Everything anchored with feather encrusted versions of Rocha’s preferred plexiglass court shoes and platform brogues.
“Jean-Paul gave me full license, which I loved. It felt like a real gift. So, I focused on Gaultier loving the collection. That was really all I wanted to do. It has been an amazing experience. I started with the glove and breasts and the female form – exploring and harnessing that and what it did to the garment and fabrication. And looking at a second skin on the body,” Rocha explained.
Overall, the collection and show felt very much a respectful ode to the métier of couture. A relatively small audience perched on plywood school chairs; a runway covered in silver foil, and a soundtrack by ace show DJ Frederic Sanchez that mashed up the opera arias of classic couture with the rock of Gaultier runways.
One always felt that Simone was visibly celebrating her discovery of a couture atelier and its secrets. She even respected Gaultier’s runway of show program, where each look is meticulously itemized often using French couture terms – aigu, maille bloquée, silk cigaline or soutien gorge, meaning needle heel, blocked yarn knits, transparent silk and bra.
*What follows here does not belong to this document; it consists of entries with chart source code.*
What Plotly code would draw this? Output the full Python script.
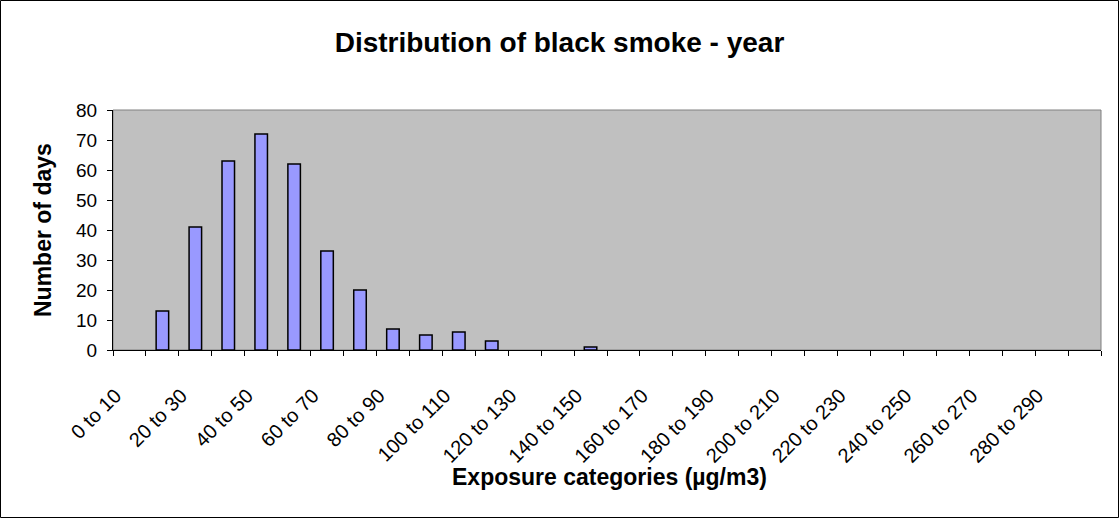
import plotly.graph_objects as go

# Exposure categories (µg/m3) and number of days in each
categories = [f"{lo} to {lo + 10}" for lo in range(0, 300, 10)]
days = [0, 13, 41, 63, 72, 62, 33, 20, 7, 5, 6, 3, 0, 0, 1,
        0, 0, 0, 0, 0, 0, 0, 0, 0, 0, 0, 0, 0, 0, 0]

W, H = 1119, 518
ML, MR, MT, MB = 113, 18, 110, 168
PW, PH = W - ML - MR, H - MT - MB

font = "Liberation Sans, Arial, sans-serif"

# empty categories get no outline so nothing is drawn for them
outline = [1.5 if v > 0 else 0 for v in days]

fig = go.Figure(go.Bar(
    x=categories,
    y=days,
    marker=dict(color="#9999FF", line=dict(color="#000000", width=outline)),
    hoverinfo="x+y",
))

fig.update_layout(
    width=W, height=H,
    margin=dict(l=ML, r=MR, t=MT, b=MB),
    paper_bgcolor="white",
    plot_bgcolor="#C0C0C0",
    bargap=0.62,
    showlegend=False,
    font=dict(family=font, color="black", size=18),
    title=dict(text="<b>Distribution of black smoke - year</b>",
               x=0.5, xref="container", xanchor="center",
               y=1 - 42 / H, yanchor="middle",
               font=dict(size=28, family=font)),
)

fig.update_xaxes(
    type="category",
    categoryorder="array", categoryarray=categories,
    tickson="boundaries",
    ticklabelstep=2,
    ticks="outside", ticklen=5, tickcolor="black",
    tickangle=-45,
    ticklabelstandoff=25,
    ticklabelshift=-14,
    showline=True, linecolor="black", linewidth=1,
    showgrid=False,
    tickfont=dict(size=20),
)
fig.update_yaxes(
    range=[0, 80], dtick=10,
    ticks="outside", ticklen=5, tickcolor="black",
    ticklabelstandoff=6,
    showline=True, linecolor="black", linewidth=1,
    showgrid=False, zeroline=False,
    tickfont=dict(size=19),
)

# plot area frame and outer chart border
fig.add_shape(type="rect", xref="paper", yref="paper", x0=0, x1=1, y0=0, y1=1,
              line=dict(color="#808080", width=1), layer="below")
fig.add_shape(type="rect", xref="paper", yref="paper",
              x0=(0.5 - ML) / PW, x1=(W - 0.5 - ML) / PW,
              y0=-(MB - 0.5) / PH, y1=1 + (MT - 0.5) / PH,
              line=dict(color="black", width=1))

fig.add_annotation(text="<b>Number of days</b>", xref="paper", yref="paper",
                   x=(43 - ML) / PW, y=(H - MB - 230) / PH, textangle=-90, showarrow=False,
                   xanchor="center", yanchor="middle",
                   font=dict(size=23, family=font))
fig.add_annotation(text="<b>Exposure categories (µg/m3)</b>", xref="paper", yref="paper",
                   x=(609 - ML) / PW, y=-(477 - (H - MB)) / PH, showarrow=False,
                   xanchor="center", yanchor="middle",
                   font=dict(size=23, family=font))

fig.write_html("out.html")
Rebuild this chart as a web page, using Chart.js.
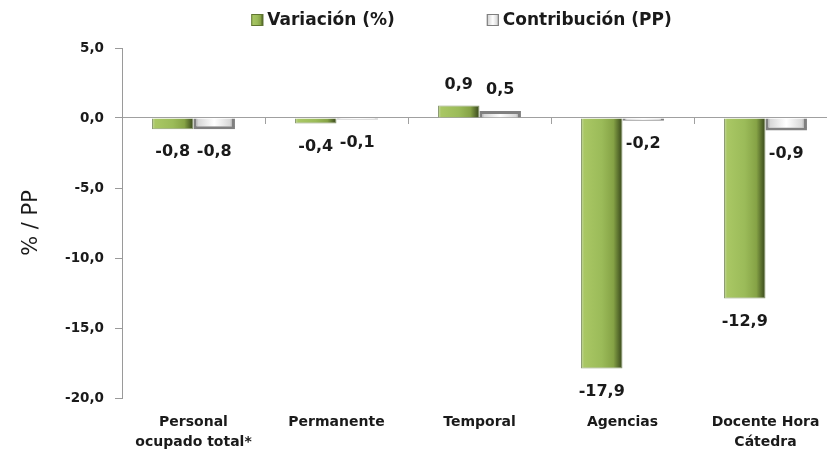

Of which there were many in this show.
As Simone feminized Gaultier’s famed Madonna conical bras, with a version that twisted up almost like a tongue.
Working with a couture atelier, Rocha told FashionNetwork.com, was “incredible, so artisanal, to have the ability to make dreams come true and to have that openness to take incredible historical technique and bring it into a modern today!”
All told, the most original couture show so far in the four-day seasons of 30 official shows. Not bad going for a Paris debut.